Overarchingly, Director Gerding’s statement reflects a desire to eliminate investor confusion that may be caused by companies disclosing immaterial cybersecurity incidents under Item 1.05 of Form 8-K, which is entitled “Material Cybersecurity Incidents.” He fears that such disclosure will cause investors to “misperceive immaterial cybersecurity incidents as material, and vice versa.” Thus, while Item 1.05 does not expressly forbid voluntary filings of immaterial cybersecurity incidents, Director Gerding encourages companies to file only material cybersecurity incidents under Item 1.05 and use other Items of Form 8-K for disclosure of incidents that are not material or for which materiality has not yet been determined.
Director Gerding noted that his statement should not discourage the voluntary disclosure of cybersecurity incidents that do not meet Item 1.05’s materiality requirement. In fact, he specifically notes the value that these voluntary disclosures have to investors, to the marketplace, and to companies themselves. Instead, Director Gerding emphasized that his statement is intended to encourage these voluntary disclosures, just in a manner that does not result in investor confusion or diminish the value of disclosures made properly under Item 1.05 regarding material cybersecurity incidents.
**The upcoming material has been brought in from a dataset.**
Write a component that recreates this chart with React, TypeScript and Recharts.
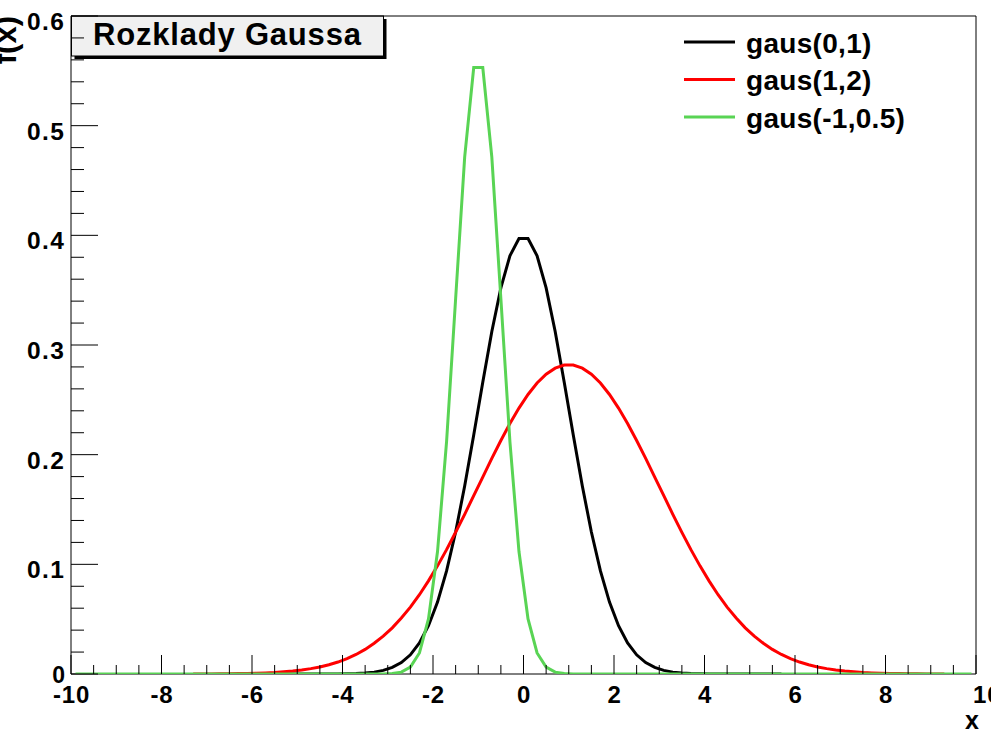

In addition, Director Gerding issued a statement on June 20, 2024, concerning selective disclosure of information regarding cybersecurity incidents. Director Gerding’s statement reflects some concerns issuers have expressed that the cybersecurity reporting rules may be in tension with the prohibitions on selective disclosure in Regulation FD. The statement, however, attempts to clarify the relationship between Regulation FD and the cybersecurity reporting requirements.
According to Director Gerding’s statement, “[n]othing in Item 1.05 prohibits a company from privately discussing a material cybersecurity incident with other parties or from providing information about the incident to such parties beyond what was included in an Item 1.05 Form 8‑K. Those parties may include commercial counterparties, such as vendors and customers, as well as other companies that may be impacted by, or at risk from, the same incident or threat actor.”
With respect to Regulation FD, the statement notes that there “are several ways that a public company can privately share information regarding a material cybersecurity incident beyond what was disclosed in its Item 1.05 Form 8-K without implicating Regulation FD. For example, the information that is being privately shared about the incident may be immaterial, or the parties with whom the information is being shared may not be one of the types of persons covered by Regulation FD.” In other instances, the statement notes, an exclusion may apply. For example, information may be shared with a person who owes a duty of trust or confidence to an issuer (such as an attorney, investment banker, or accountant).
While attempting to assuage concerns, the Director’s statement nonetheless highlights some of the tension and issues that arise when dealing with a cybersecurity incident. Such issues are often sensitive and fast moving, involving a host of regulatory complexities. Public companies faced with a cybersecurity incident are urged to consult with their advisors.